Thursday, February 19, 2009

In Corsica, Chestnuts Rule













In my Corsican travels, I found authentically produced foods aplenty. The locals consider the chestnut tree the "tree of life." So, it's no wonder their oldest, and perhaps the biggest, fair is Fiera di a Castagna (the chestnut festival) held in the village of Bocognano. In December, the beloved chestnut is the main attraction with the many stands selling chestnut butter, breads and biscuits while visitors can also watch chestnut fruit and flour competitions.

Chestnuts and chestnut-derived products appear just about everywhere on this French island. In fact, it's one of the only places in Europe where you can still find chestnut flour that's made into cakes, pastries, bread, soup, polenta, honey, even ice cream and beer.

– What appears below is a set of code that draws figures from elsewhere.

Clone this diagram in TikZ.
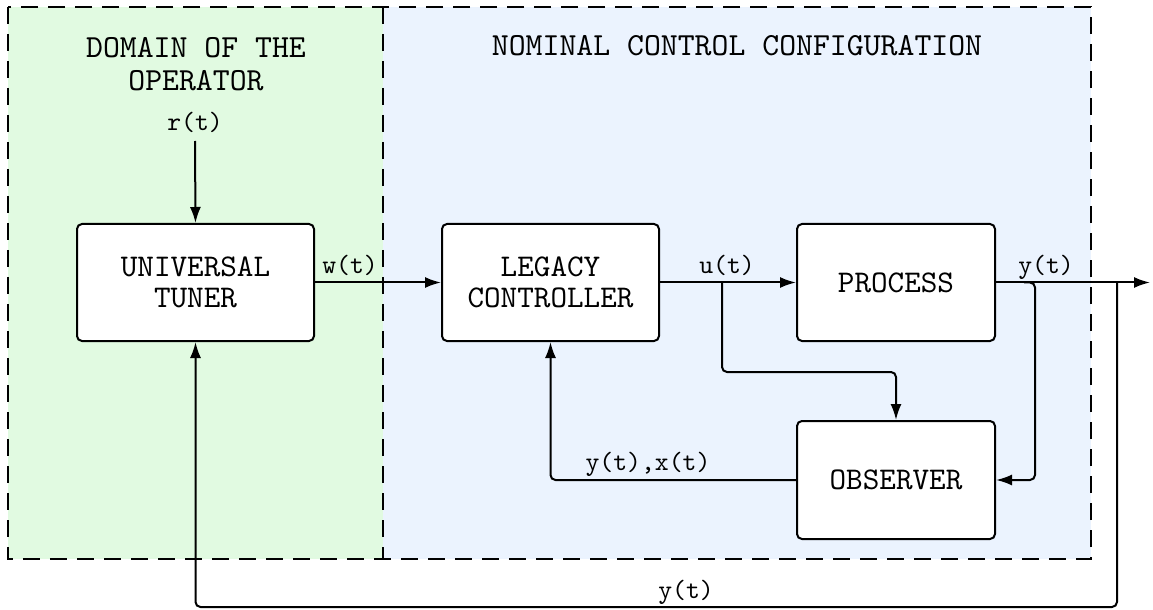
\documentclass[tikz,border=0pt]{standalone}
\usepackage{fontspec}
\setmonofont{lmmono10-regular}[Extension=.otf]
\usetikzlibrary{arrows.meta}
\definecolor{opgreen}{RGB}{225,250,225}
\definecolor{nomblue}{RGB}{235,243,254}
\begin{document}
\begin{tikzpicture}[x=0.5pt,y=-0.5pt,
  blk/.style={draw, line width=1pt, rounded corners=2.5pt, fill=white, align=center, inner sep=0pt, font=\fontsize{15.8}{15.5}\selectfont\ttfamily},
  lbl/.style={font=\fontsize{13.2}{14}\selectfont\ttfamily, inner sep=0pt, anchor=base},
  hdr/.style={font=\fontsize{16.1}{16.5}\selectfont\ttfamily, align=center, inner sep=0pt},
  zone/.style={draw, line width=1pt, dash pattern=on 8.5pt off 5pt},
  conn/.style={line width=1pt, rounded corners=2.5pt},
  arr/.style={conn, -{Latex[length=8pt,width=5.5pt]}},
]
\useasboundingbox (0,0) rectangle (1153,610);
% zones
\path[fill=opgreen] (8,7) rectangle (383,559);
\path[fill=nomblue] (383,7) rectangle (1091,559);
\draw[zone] (8,7) rectangle (1091,559);
\draw[zone] (383,7) -- (383,559);
% headers
\node[hdr] (hop) at (196,64) {DOMAIN OF THE\\OPERATOR};
\node[hdr] (hnom) at (737,46) {NOMINAL CONTROL CONFIGURATION};
% blocks
\node[blk, minimum width=118.5pt, minimum height=58.5pt] (tuner) at (195.5,282.5) {UNIVERSAL\\TUNER};
\node[blk, minimum width=108.5pt, minimum height=58.5pt] (legacy) at (550.5,282.5) {LEGACY\\CONTROLLER};
\node[blk, minimum width=99pt, minimum height=58.5pt] (process) at (896,282.5) {PROCESS};
\node[blk, minimum width=99pt, minimum height=59pt] (observer) at (896,480) {OBSERVER};
% reference input
\node[lbl] (rlbl) at (195,131) {r(t)};
\coordinate (rstart) at (195,141);
\draw[arr] (rstart) -- (tuner.north);
% forward path
\draw[arr] (tuner.east) -- (legacy.west);
\node[lbl] (wlbl) at (350,274) {w(t)};
\draw[arr] (legacy.east) -- (process.west);
\node[lbl] (ulbl) at (727,273) {u(t)};
\coordinate (yend) at (1150,282.5);
\draw[arr] (process.east) -- (yend);
\node[lbl] (ylbl) at (1046,274) {y(t)};
% u branch to observer
\coordinate (ubr) at (722,282.5);
\draw[arr] (ubr) -- (722,372) -| (observer.north);
% y branch to observer
\coordinate (ybr1) at (1024,282.5);
\draw[arr] (ybr1) -- (1035,282.5) -- (1035,480) -- (observer.east);
% observer to legacy
\draw[arr] (observer.west) -| (legacy.south);
\node[lbl] (yxlbl) at (648,470) {y(t),x(t)};
% outer feedback to tuner
\coordinate (ybr2) at (1117,282.5);
\draw[arr] (ybr2) -- (1117,607) -| (tuner.south);
\node[lbl] (yflbl) at (686,598) {y(t)};
\end{tikzpicture}
\end{document}
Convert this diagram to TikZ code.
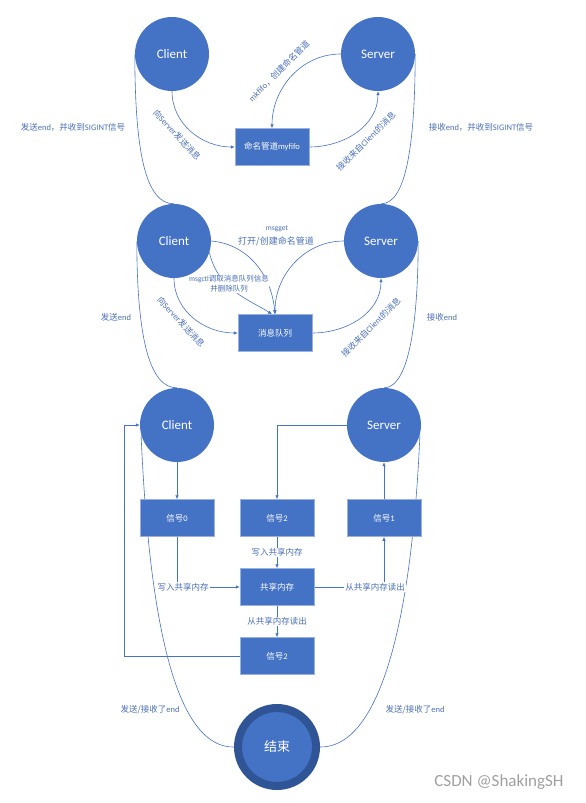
\documentclass[tikz,border=0pt]{standalone}
\usepackage{fontspec}
\setmainfont{Carlito}
\newfontfamily\cjk{Noto Sans CJK SC}
\usetikzlibrary{arrows.meta,backgrounds}
\definecolor{myblue}{HTML}{4472C4}
\definecolor{darkring}{HTML}{2F5597}
\definecolor{labblue}{HTML}{4A6FB8}
\newcommand{\zh}[1]{{\cjk #1}}
\begin{document}
\begin{tikzpicture}[x=1pt,y=1pt,
  circ/.style={circle,fill=myblue,minimum size=74pt,inner sep=0pt,text=white,font=\fontsize{13}{15}\selectfont},
  box/.style={rectangle,fill=myblue,draw=myblue!55!white,line width=0.5pt,minimum width=74pt,minimum height=37pt,inner sep=0pt,text=white,font=\fontsize{8.5}{10}\selectfont},
  conn/.style={draw=myblue,line width=0.6pt},
  arr/.style={conn,-{Latex[length=4pt,width=3.5pt]}},
  lab/.style={text=labblue,font=\fontsize{8.5}{10}\selectfont,inner sep=1pt,align=center},
  wlab/.style={lab,fill=white},
]
\useasboundingbox (0,0) rectangle (586,-803);

% nodes
\node[circ] (c1) at (172,-54) {Client};
\node[circ] (s1) at (378,-54) {Server};
\node[box] (p1) at (272,-147) {\zh{命名管道}myfifo};

\node[circ] (c2) at (174,-241) {Client};
\node[circ] (s2) at (381,-241) {Server};
\node[box] (q2) at (275,-333) {\zh{消息队列}};

\node[circ] (c3) at (177,-425) {Client};
\node[circ] (s3) at (384,-425) {Server};
\node[box] (g0) at (177,-518) {\zh{信号}0};
\node[box] (g2a) at (277,-518) {\zh{信号}2};
\node[box] (g1) at (384,-518) {\zh{信号}1};
\node[box] (shm) at (277,-587) {\zh{共享内存}};
\node[box] (g2b) at (277,-656) {\zh{信号}2};

\node[circle,fill=myblue,draw=darkring,line width=8pt,minimum size=78pt,inner sep=0pt,text=white,font=\cjk\fontsize{13}{15}\selectfont] (end) at (277,-747) {结束};

\coordinate (lc) at (124,-656);

\begin{scope}[on background layer]
% top section
\draw[arr] (c1.south) to[out=-90,in=180] (p1.west);
\draw[arr] (p1.east) to[out=0,in=-90] (s1.south);
\draw[arr] (s1.west) to[out=180,in=90] (p1.north);
\draw[conn] (c1.west) .. controls (135,-150) and (145,-204) .. (c2.north);
\draw[conn] (s1.east) .. controls (415,-150) and (405,-204) .. (s2.north);

% middle section
\draw[arr] (c2.south) to[out=-90,in=180] (q2.west);
\draw[arr] (q2.east) to[out=0,in=-90] (s2.south);
\draw[arr] (s2.west) to[out=180,in=90] (q2.north);
\draw[arr] (c2.east) to[out=-5,in=95] (q2.north);
\draw[arr] (c2.-18) .. controls (218,-290) and (250,-300) .. ([xshift=-3pt]q2.north);
\draw[conn] (c2.west) .. controls (137,-340) and (150,-388) .. (c3.north);
\draw[conn] (s2.east) .. controls (418,-340) and (405,-388) .. (s3.north);

% bottom section
\draw[arr] (c3.south) -- (g0.north);
\draw[arr] (s3.west) -| (g2a.north);
\draw[arr] (g1.north) -- (s3.south);
\draw[arr] (g0.south) |- (shm.west);
\draw[arr] (g2a.south) -- node[wlab] (l1) {\zh{写入共享内存}} (shm.north);
\draw[arr] (shm.east) -| (g1.south);
\draw[arr] (shm.south) -- node[wlab] (l2) {\zh{从共享内存读出}} (g2b.north);
\draw[arr] (g2b.west) -- (lc) |- (c3.west);
\draw[conn] (c3.195) .. controls (150,-640) and (180,-748) .. (end.west);
\draw[conn] (s3.-15) .. controls (411,-640) and (375,-748) .. (end.east);
\node[wlab] (l3) at (183,-587) {\zh{写入共享内存}};
\node[wlab] (l4) at (375,-587) {\zh{从共享内存读出}};
\end{scope}

% labels
\node[lab] (t1) at (73,-127) {\zh{发送}end\zh{，并收到}SIGINT\zh{信号}};
\node[lab] (t2) at (481,-127) {\zh{接收}end\zh{，并收到}SIGINT\zh{信号}};
\node[lab,rotate=-47] (t3) at (177,-135) {\zh{向}Server\zh{发送消息}};
\node[lab,rotate=45] (t4) at (279,-71) {mkfifo\zh{，创建命名管道}};
\node[lab,rotate=45] (t5) at (366,-141) {\zh{接收来自}Client\zh{的消息}};

\node[lab,font=\fontsize{7.5}{9}\selectfont] (t6) at (277,-229) {msgget};
\node[lab,font=\fontsize{9}{11}\selectfont] (t7) at (276,-241) {\zh{打开/创建命名管道}};
\node[lab,font=\fontsize{7.5}{10}\selectfont,fill=white,inner sep=0.5pt] (t8) at (229,-284) {msgctl\zh{调取消息队列信息}\\\zh{并删除队列}};
\node[lab] (t9) at (116,-317) {\zh{发送}end};
\node[lab] (t10) at (442,-317) {\zh{接收}end};
\node[lab,rotate=-47] (t11) at (181,-322) {\zh{向}Server\zh{发送消息}};
\node[lab,rotate=45] (t12) at (371,-327) {\zh{接收来自}Client\zh{的消息}};

\node[lab] (t13) at (150,-710) {\zh{发送/接收了}end};
\node[lab] (t14) at (415,-710) {\zh{发送/接收了}end};

\node[text=gray!75,font=\fontsize{17}{20}\selectfont,inner sep=0pt] (wm) at (499,-782) {CSDN @ShakingSH};
\end{tikzpicture}
\end{document}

When I sampled the island's honeys, cheeses and meats, I found that they all had a unique flavor because of the aromatic maquis plants -- coating so much of the land -- that the animals feed on.

The pork products that are staples of all meals also have a sweet flavor because of the free-range pigs and wild boar foraging also for chestnuts as well as acorns. Interestingly, the charcuterie, whether figatelli, a smoked sausage with offal or lonzu, a pork loin, are artisanally produced. And most of the other meat products are free range also, including lamb and beef.

The unique beer, Pietra, is brewed from sweet chestnut flour making for a full-bodied beverage.
(Colomba, another beer produced by the same local company, gets its flavor from Corsica's scented maquis, the aromatic herbs coating so much of the land.)

Brocciu is a shepherd's cheese of sorts made of whey usually from sheep's milk cheese. It's served fresh or made into a fiadone, a Corsican cheesecake, or in omelettes.

From the smallest mountain huts to the finest seaside restaurants, Corsica lovingly maintains its traditions that bring an array of flavors to the table.